Here’s another thing I like to suggest: Don’t skip over the bookstores/book aisles just because you’re in a rut. Continue buying. Continue browsing. Stop in at the library and have a look around when you can. You may not want to force yourself to read, but if you happen across the one (the one book to rule them all) that finally captures your attention enough to get just a tiny spark of desire, that’s enough to make a reach for the surface.
I might sound a little crazy with this one: Watch movies. Not just any movies… but book-to-movie adaptations. Better yet, ones you’d hadn’t even read the book yet so you’re seeing the movie first… all the details, characters, etc., before really knowing anything like a reader would. Well, if you’re like me and love movies ALMOST as much as books, the visual appeal of one not only is relaxing and entertaining–and if it’s really good, and I actually found I hadn’t read the book yet, I nearly always get the book immediately afterward. In some odd way, it’s almost like doing a re-read, because then I know the characters and most of the details and story, with slight changes.
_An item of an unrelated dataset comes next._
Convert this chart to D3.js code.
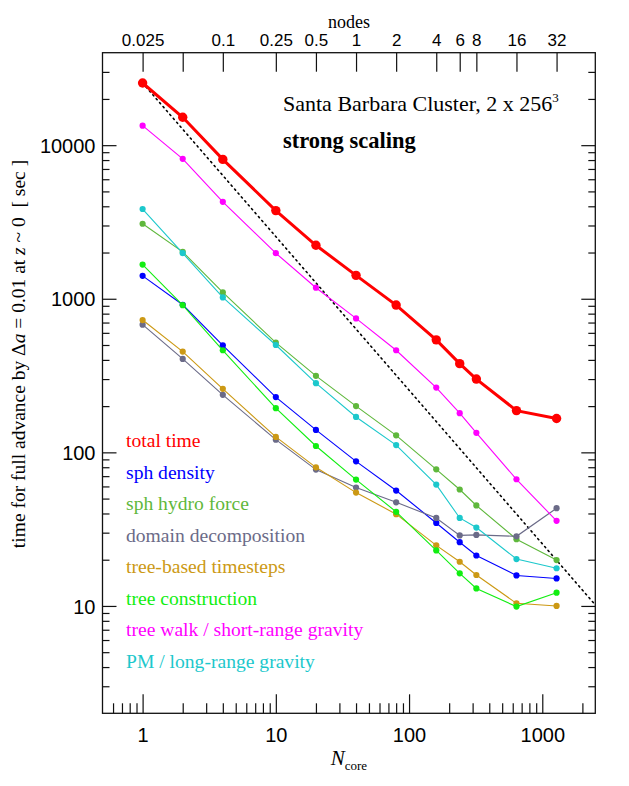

A reading slump is hard on a blogger either way you look at it. And the deeper you go into them (what I like to call The Reading Sinkhole), the harder it seems to get out of them. But you can! If it counts for something: the pain we feel when we are all without our books, even just for a short time, only shows how much we really do care. <3
Well, time for me to try and read and get this never-ending game of catch-up going again. Haha!
Do you have any ideas for working with/around a long-lasting reading slump?